How Advisors Help Guard Against These Biases
Here’s how the best financial advisors act like a behavioural coach as much as a portfolio manager:
- Create a written investment policy statement (IPS).
It defines your goals, risk tolerance, allocations—and anchors decisions to your own roadmap rather than market noise. - Introduce a “decision buffer.”
When you feel the urge to trade out of fear or excitement, a buffer or “timeout” helps. Pause, revisit facts, check alignment with your strategy. - Frame outcomes instead of prices.
Instead of anchoring on “I bought at $100,” we focus on “Is this investment helping me reach my goals in 10-20 years?” Highlights gains AND losses as part of the journey. - Encourage process over value-chasing.
If you chase every hot tip or try to avoid every loss, you end up with erratic performance. A process-driven approach (diversification, rebalancing, long horizon) wins over time. - Regular check-ins and emotional calibrations.
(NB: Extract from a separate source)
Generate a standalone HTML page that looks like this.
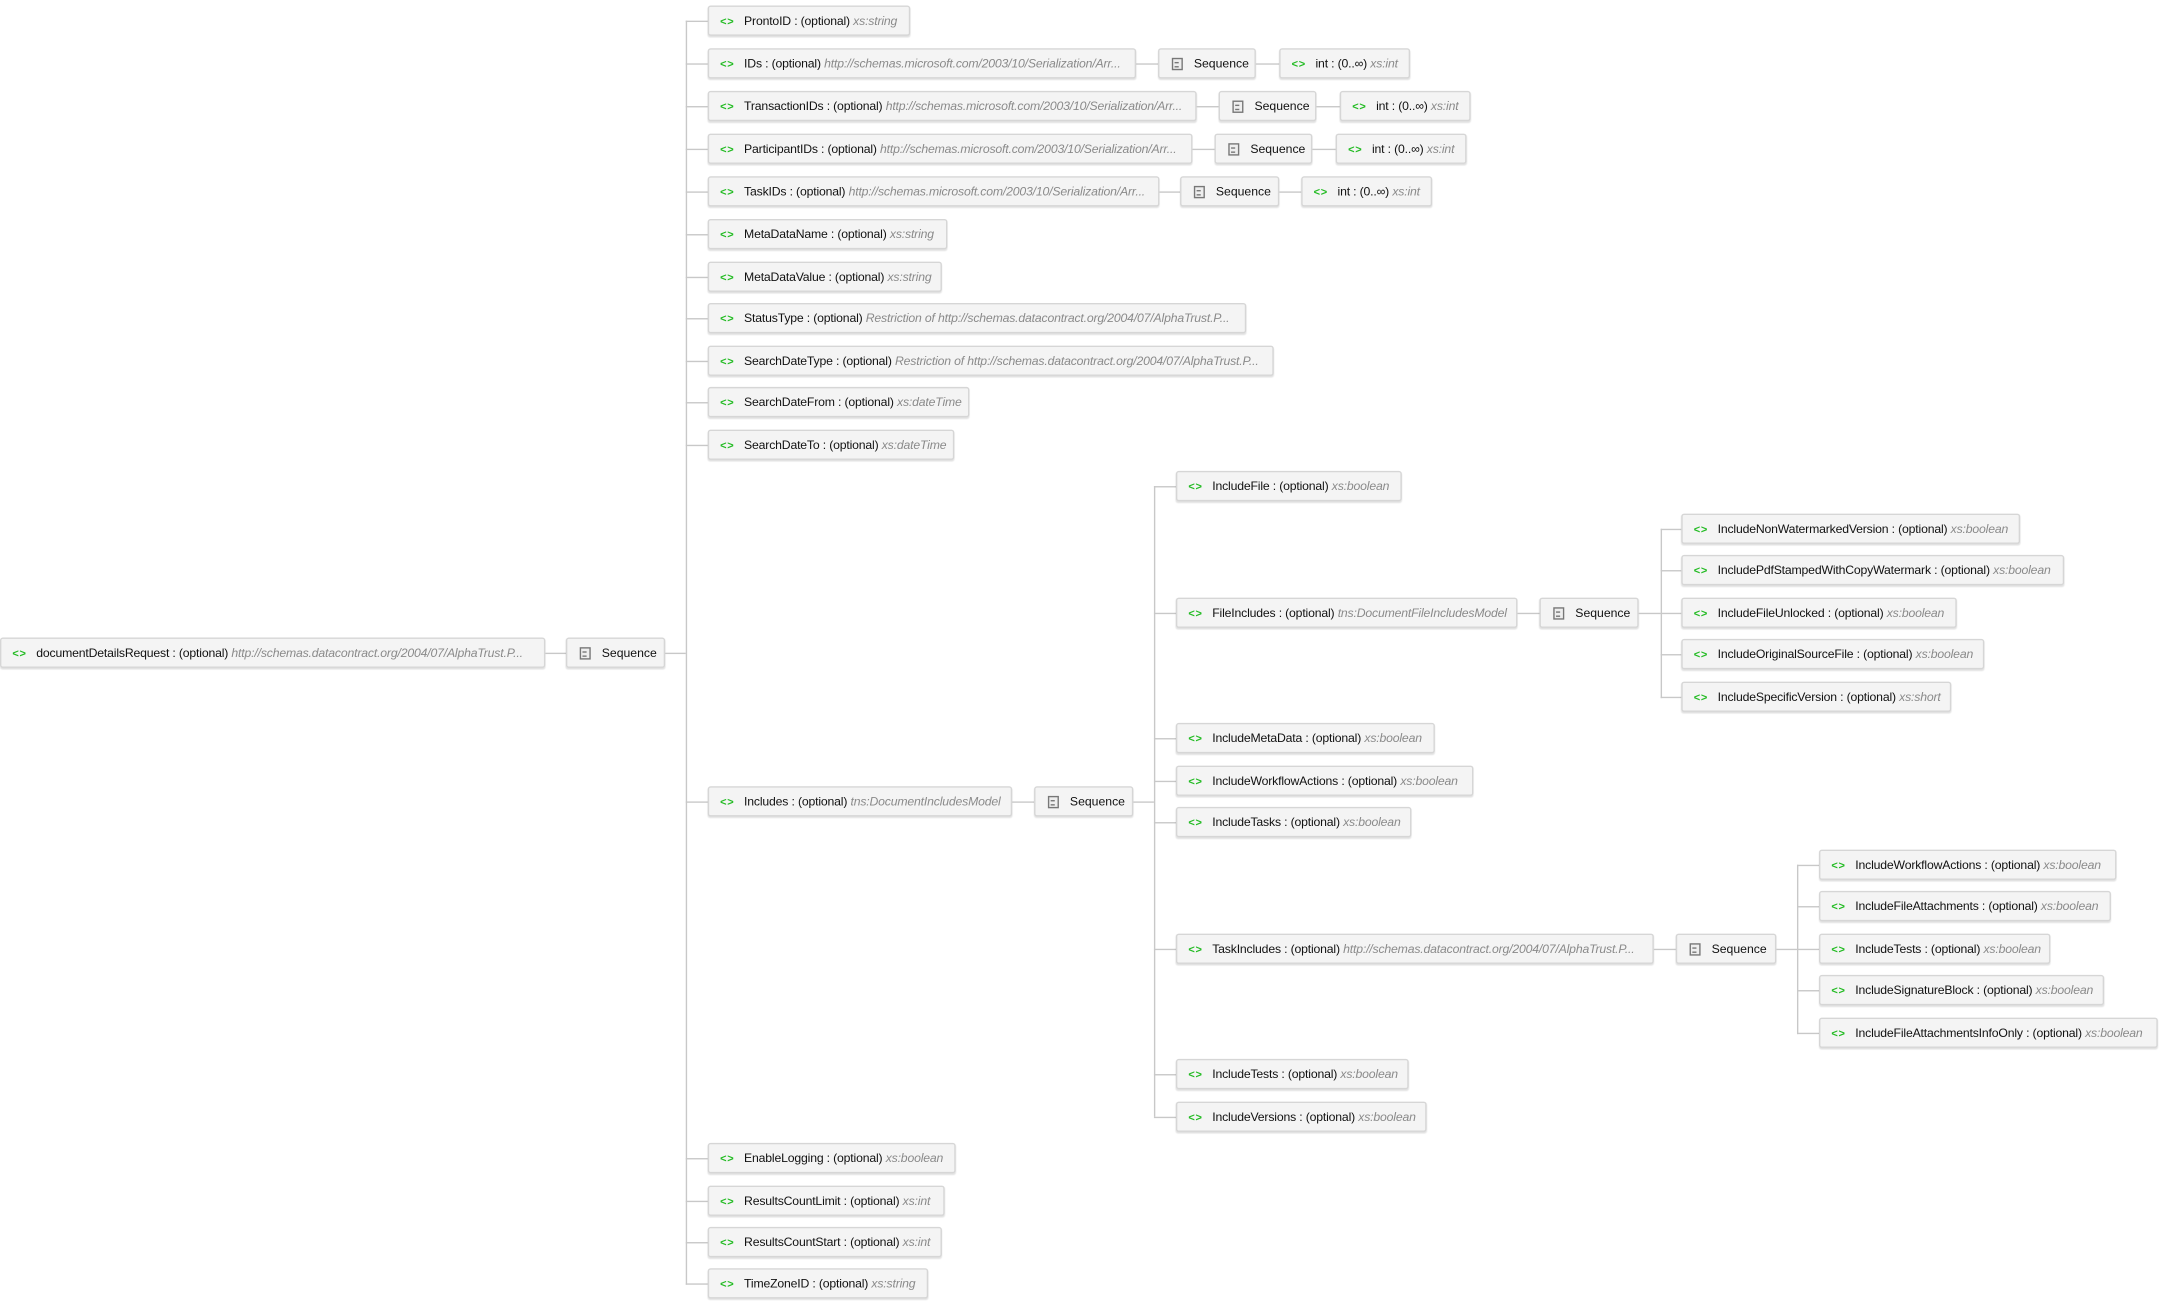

Good advisors ask: “How do you feel about your portfolio right now?” More importantly: “What might you do if things got ugly?” Talking through your reactions ahead of time builds emotional resilience.
Final Thoughts
Your money doesn’t beat you because the market is flawed, it’s often because your mind is playing tricks. The next time you feel the pull of “I must do something now”, ask yourself:
- Am I anchored to a price or benchmark instead of my goal?
- Am I making a move because I’m afraid of losing or missing out?
- Does this decision align with my long-term plan?
If you can answer “yes” to the plan-alignment and “no” to the panic or chase, you’re on stronger ground. Because real financial success isn’t just built on good investments, it’s built on smart behaviour.